3. Search random slang terms on Urban Dictionary. Or use common slangs from rap songs that you like.
You are probably familiar with Urban Dictionary already. It is the world’s best selection of slang terms. They have a downloadable app and they have a random function that will choose a slang at random and give you a definition. But, remember, don’t choose multi-syllable words.
Plus, there are many rappers who have way more advanced slang than Urban Dictionary. All of the members of Wu-Tang Clan use a very complex slang lexicon in their raps. Especially Raekwon and Ghostface. Focus on the slang of the region closest to you. New York slang is very different to Atlanta slang. And if you come from one of these hotbeds of hip hop culture, you will probably find this section laughable. I am fully aware of this.
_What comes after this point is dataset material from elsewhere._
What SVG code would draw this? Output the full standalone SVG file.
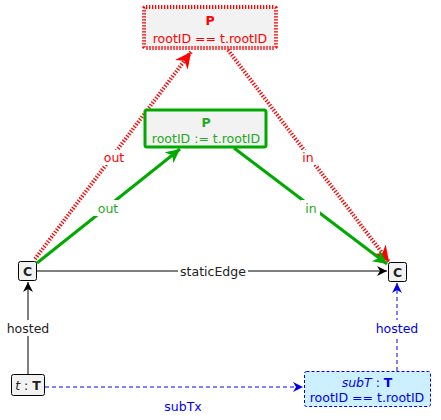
<svg xmlns="http://www.w3.org/2000/svg" width="441" height="420" viewBox="0 0 441 420">
<style>
text{font-family:"DejaVu Sans","Liberation Sans",sans-serif;font-size:12.5px;text-anchor:middle;dominant-baseline:central}
.node{fill:#f2f2f2;stroke:#000;stroke-width:1}
.b{font-weight:bold}
.red{fill:#ff0000}
.grn{fill:#22aa22}
.blu{fill:#0000ee}
.bg{fill:#fff}
.dot{stroke:#ff0000;stroke-width:4;stroke-dasharray:1.3 1.7}
</style>
<defs>
<marker id="ak" markerUnits="userSpaceOnUse" markerWidth="12" markerHeight="10" refX="10" refY="5" orient="auto" viewBox="0 0 12 10"><path d="M0,0 L10,5 L0,10 L3,5 z" fill="#000"/></marker>
<marker id="ab" markerUnits="userSpaceOnUse" markerWidth="12" markerHeight="10" refX="10" refY="5" orient="auto" viewBox="0 0 12 10"><path d="M0,0 L10,5 L0,10 L3,5 z" fill="#0000ee"/></marker>
<marker id="ar" markerUnits="userSpaceOnUse" markerWidth="18" markerHeight="16" refX="16" refY="8" orient="auto" viewBox="0 0 18 16"><path d="M0,0 L16,8 L0,16 L5,8 z" fill="#ff0000"/></marker>
<marker id="ag" markerUnits="userSpaceOnUse" markerWidth="16" markerHeight="14" refX="14" refY="7" orient="auto" viewBox="0 0 16 14"><path d="M0,0 L14,7 L0,14 L4,7 z" fill="#00aa00"/></marker>
</defs>
<g id="connectors">
<line x1="37" y1="271" x2="387" y2="271" stroke="#000" marker-end="url(#ak)"/>
<rect class="bg" x="178" y="263" width="70" height="16"/>
<text x="213" y="271" fill="#222">staticEdge</text>
<line class="dot" x1="35" y1="259" x2="191" y2="52" marker-end="url(#ar)"/>
<rect class="bg" x="100" y="150" width="28" height="15"/>
<text class="red" x="114" y="157">out</text>
<line class="dot" x1="228" y1="50" x2="389" y2="262" marker-end="url(#ar)"/>
<rect class="bg" x="299" y="150" width="18" height="15"/>
<text class="red" x="308" y="157">in</text>
<line x1="37" y1="263" x2="180" y2="149" stroke="#00aa00" stroke-width="3" marker-end="url(#ag)"/>
<rect class="bg" x="94" y="200" width="28" height="16"/>
<text class="grn" x="108" y="208">out</text>
<line x1="234" y1="148" x2="387" y2="264" stroke="#00aa00" stroke-width="3" marker-end="url(#ag)"/>
<rect class="bg" x="301" y="200" width="19" height="16"/>
<text class="grn" x="311" y="208">in</text>
<line x1="28" y1="374" x2="28" y2="282" stroke="#000" marker-end="url(#ak)"/>
<rect class="bg" x="5" y="320" width="46" height="16"/>
<text x="28" y="328" fill="#222">hosted</text>
<line x1="397" y1="371" x2="397" y2="283" stroke="#0000ee" stroke-dasharray="4 3" marker-end="url(#ab)"/>
<rect class="bg" x="374" y="320" width="46" height="16"/>
<text class="blu" x="397" y="328">hosted</text>
<line x1="45" y1="387" x2="303" y2="387" stroke="#0000ee" stroke-dasharray="4 3" marker-end="url(#ab)"/>
<text class="blu" x="183" y="406">subTx</text>
</g>
<g id="P-top">
<rect class="dot" x="144" y="7" width="132" height="41" rx="2" fill="#f2f2f2"/>
<text class="red b" x="210" y="20">P</text>
<text class="red" x="210" y="38">rootID == t.rootID</text>
</g>
<g id="P-mid">
<rect x="145" y="110" width="121" height="37" rx="2" fill="#f2f2f2" stroke="#00aa00" stroke-width="3"/>
<text class="grn b" x="206" y="122">P</text>
<text class="grn" x="206" y="138">rootID := t.rootID</text>
</g>
<g id="C-left">
<rect class="node" x="18.5" y="261.5" width="18" height="19" rx="2"/>
<text class="b" x="27.5" y="271" fill="#222">C</text>
</g>
<g id="C-right">
<rect class="node" x="388.5" y="262.5" width="18" height="19" rx="2"/>
<text class="b" x="397.5" y="272" fill="#222">C</text>
</g>
<g id="t-T">
<rect class="node" x="11.5" y="374.5" width="33" height="21" rx="2"/>
<text x="28" y="385" fill="#222"><tspan font-style="italic">t</tspan> : <tspan font-weight="bold">T</tspan></text>
</g>
<g id="subT">
<rect x="304.5" y="371.5" width="126" height="35" rx="2" fill="#ccf0ff" stroke="#0000ee" stroke-dasharray="3 2"/>
<text class="blu" x="367" y="382"><tspan font-style="italic">subT</tspan> : <tspan font-weight="bold">T</tspan></text>
<text class="blu" x="367" y="397">rootID == t.rootID</text>
</g>
</svg>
How To Use Common Phrases in Your Writing
There’s levels to this shit. As with every skill, you need to start with the easiest method of practice and progress to the highest paradigm. I was going to suggest that you make a list of idioms and then make rhymes off it. But, it is easier to just search a list and choose the first phrase you like with a single syllable end rhyme, then make a rhyme directly off of the list.
Since we are writing in a stream of consciousness fashion without editing, you can write several lines in a row with commonly used phrases and we will edit everything later to make it sound less contrived. Below is an outline of various ways you can write, not just with cliches and slang, but pretty much any material, such as references to things outside of rap or using figures of speech.
Set-Up and Pay-off
This is the standard technique for producing punchlines.
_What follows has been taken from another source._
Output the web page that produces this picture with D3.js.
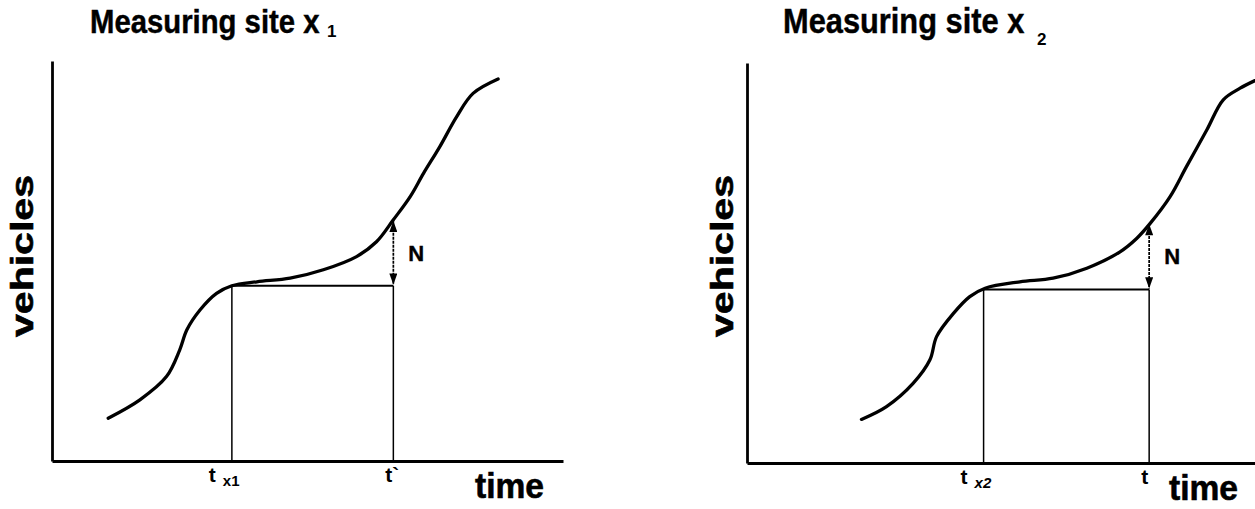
<!DOCTYPE html>
<html>
<head>
<meta charset="utf-8">
<script src="https://cdn.jsdelivr.net/npm/d3@7/dist/d3.min.js"></script>
<style>
  html, body { margin: 0; padding: 0; background: #fff; }
  svg { display: block; }
  text { font-family: "Liberation Sans", Arial, Helvetica, sans-serif; fill: #000; }
</style>
</head>
<body>
<svg id="chart" width="1255" height="509"></svg>
<script>
// ---- Data (time and vehicle counts, arbitrary units 0..100) ----
const titles = ["Measuring site x", "Measuring site x"];
const titleSubs = ["1", "2"];
const yLabel = "vehicles";
const xLabel = "time";

// Cumulative vehicle curve at site x1
const timeX1 = [11.0, 17.2, 22.4, 25.0, 26.4, 29.0, 32.2, 35.2, 40.1, 46.6, 53.1, 59.6, 63.5, 66.8, 70.1, 72.7, 75.9, 79.2, 82.4, 87.3];
const vehX1  = [10.7, 15.3, 21.1, 27.8, 32.8, 37.8, 41.9, 43.8, 44.8, 45.7, 47.8, 51.1, 54.8, 60.3, 66.1, 71.9, 78.6, 86.1, 91.9, 95.5];

// Cumulative vehicle curve at site x2
const timeX2 = [22.4, 27.3, 32.5, 35.8, 37.1, 40.4, 43.6, 46.6, 53.4, 59.9, 66.5, 73.0, 76.3, 78.9, 82.8, 86.0, 90.0, 93.2, 96.5, 99.4];
const vehX2  = [10.9, 14.1, 19.9, 25.8, 31.6, 37.4, 41.6, 43.7, 45.3, 46.2, 48.7, 52.8, 56.2, 59.9, 66.6, 74.1, 83.3, 90.8, 93.7, 95.6];

// Reference times and levels: [start time, end time], [level at start, level at end]
const markTimes  = [[35.2, 66.8], [46.3, 78.7]];
const markLevels = [[43.8, 60.3], [43.4, 60.0]];
const tickMain = ["t", "t"];
const tickSub  = ["x1", "x2"];
const tickEnd  = ["t`", "t"];
const diffLabel = "N";

// ---- Layout ----
const svg = d3.select("#chart");
const panels = [
  { x0: 52,  x1: 563,  y0: 461, y1: 61, title: [90, 33],  tsize: 29.3, sub: [327, 37], ylab: 33, tx: 475 },
  { x0: 747, x1: 1258, y0: 463, y1: 63, title: [783, 33], tsize: 30.8, sub: [1037, 45], ylab: 733, tx: 1169 }
];
const series = [[timeX1, vehX1], [timeX2, vehX2]];

const defs = svg.append("defs");
["up", "down"].forEach(dir => {
  defs.append("marker")
    .attr("id", "arrow-" + dir)
    .attr("viewBox", "0 0 10 14")
    .attr("refX", 5).attr("refY", 0)
    .attr("markerWidth", 8).attr("markerHeight", 12)
    .attr("markerUnits", "userSpaceOnUse")
    .attr("orient", dir === "up" ? 0 : 180)
    .append("path").attr("d", "M5,0 L10,14 L0,14 Z").attr("fill", "#000");
});

panels.forEach((p, i) => {
  const g = svg.append("g");
  const x = d3.scaleLinear().domain([0, 100]).range([p.x0, p.x1]);
  const y = d3.scaleLinear().domain([0, 100]).range([p.y0, p.y1]);

  // axes (domain lines only)
  const ax = g.append("g").attr("transform", `translate(0,${p.y0})`)
    .call(d3.axisBottom(x).ticks(0).tickSizeOuter(0));
  const ay = g.append("g").attr("transform", `translate(${p.x0},0)`)
    .call(d3.axisLeft(y).ticks(0).tickSizeOuter(0));
  [ax, ay].forEach(a => a.select(".domain").attr("stroke", "#000").attr("stroke-width", 2.8));

  // curve
  const pts = series[i][0].map((t, k) => [t, series[i][1][k]]);
  g.append("path")
    .datum(pts)
    .attr("fill", "none").attr("stroke", "#000").attr("stroke-width", 3.3)
    .attr("stroke-linecap", "round")
    .attr("d", d3.line().x(d => x(d[0])).y(d => y(d[1])).curve(d3.curveCatmullRom.alpha(0.5)));

  const [tA, tB] = markTimes[i];
  const [lA, lB] = markLevels[i];

  // verticals and horizontal
  g.append("line").attr("x1", x(tA)).attr("x2", x(tA)).attr("y1", y(lA)).attr("y2", y(0))
    .attr("stroke", "#000").attr("stroke-width", 1.5);
  g.append("line").attr("x1", x(tB)).attr("x2", x(tB)).attr("y1", y(lA)).attr("y2", y(0))
    .attr("stroke", "#000").attr("stroke-width", 1.5);
  g.append("line").attr("x1", x(tA)).attr("x2", x(tB)).attr("y1", y(lA)).attr("y2", y(lA))
    .attr("stroke", "#000").attr("stroke-width", 2);

  // double-headed arrow
  g.append("line").attr("x1", x(tB)).attr("x2", x(tB)).attr("y1", y(lB) + 1).attr("y2", y(lA) - 1)
    .attr("stroke", "#000").attr("stroke-width", 1.7).attr("stroke-dasharray", "3,1")
    .attr("marker-start", "url(#arrow-up)").attr("marker-end", "url(#arrow-down)");

  g.append("text").attr("x", x(tB) + 15).attr("y", (y(lA) + y(lB)) / 2 + 8)
    .attr("font-size", 22).attr("font-weight", "bold")
    .attr("stroke", "#000").attr("stroke-width", 0.4).text(diffLabel);

  // tick labels
  g.append("text").attr("x", x(tA) - 23).attr("y", p.y0 + 21)
    .attr("font-size", 21).attr("font-weight", "bold").text(tickMain[i]);
  g.append("text").attr("x", x(tA) - 9).attr("y", p.y0 + 25)
    .attr("font-size", 15).attr("font-weight", "bold")
    .attr("font-style", i === 1 ? "italic" : "normal").text(tickSub[i]);
  g.append("text").attr("x", x(tB) - 8).attr("y", p.y0 + 21)
    .attr("font-size", 21).attr("font-weight", "bold").text(tickEnd[i]);

  // axis titles
  g.append("text").attr("x", p.tx).attr("y", p.y0 + 37)
    .attr("font-size", 35).attr("font-weight", "bold")
    .attr("stroke", "#000").attr("stroke-width", 0.6)
    .attr("textLength", 69).attr("lengthAdjust", "spacingAndGlyphs").text(xLabel);
  g.append("text")
    .attr("transform", `translate(${p.ylab},256) rotate(-90)`)
    .attr("text-anchor", "middle")
    .attr("font-size", 31).attr("font-weight", "bold")
    .attr("stroke", "#000").attr("stroke-width", 0.6)
    .attr("textLength", 162).attr("lengthAdjust", "spacingAndGlyphs").text(yLabel);

  // panel title (stretched vertically to match the tall lettering)
  g.append("text")
    .attr("transform", `translate(${p.title[0]},${p.title[1]}) scale(1,1.12)`)
    .attr("font-size", p.tsize).attr("font-weight", "bold")
    .attr("stroke", "#000").attr("stroke-width", 0.4)
    .text(titles[i]);
  g.append("text").attr("x", p.sub[0]).attr("y", p.sub[1])
    .attr("font-size", 17).attr("font-weight", "bold").text(titleSubs[i]);
});
</script>
</body>
</html>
The set-up and pay-off usually consists of two bars. The first bar, the set-up, contains your base rhymes, and a segue into your second bar. The second bar contains your cliche, idiom or slang-term that you will be using as the pay-off.
A good example is Eazy-E’s “Eazy-Er Said Than Dunn”. The song has several examples of the use of cliches and slang. Most notably, the refrain that contains the title.
“Cuz Eazy’s doin it Compton style/ That’s the city, and you say you can get some…/ It’s eazy-er said than dunn..”
How To Use This Technique
At it’s best rap music becomes an idiom in itself, like the way Wu-Tang made the term “Cream” into a popular slang for money. At its worst certain phrases become played out because of its overuse. Nobody wants to hear Ellen DeGeneres say ‘bling bling.’ Sorry not sorry. That phrase is played out too.
Idioms can be used as titles for albums, like “Paid In Full” and “Word of Mouf.” And just think of how many song titles are idioms and cliches. “Me, Myself & I”, “What You See Is What You Get”… I could go on all day.
One technique to increase originality is to take a well known phrase and change it. Like the title of Diamond D’s debut album, Stunts, Blunts and Hip Hop, which is a play on Sex, Drugs and Rock & Roll.
Besides using idioms in song titles and refrains, another way to make a song more original, is to use the idiom as a concept. A good example is “Mind Playing Tricks On Me” by The Geto Boys. It offers differing perspectives on the theme of “mind playing tricks”. Scarface is desperate, suicidal and deluded about his relationship. Willie D is paranoid someone is following him. And Bushwick Bill (who is a little person) is having delusions about beating up a giant. The song is way better than I am making it sound…
Don’t Sweat The Technique
Look for examples of idioms, cliches and slang in rap songs. Now that you are aware of the principle you should see it everywhere. As you practice you will come up with ideas for hooks and concepts organically, but don’t worry about that right now. Just keep writing and remember to have fun!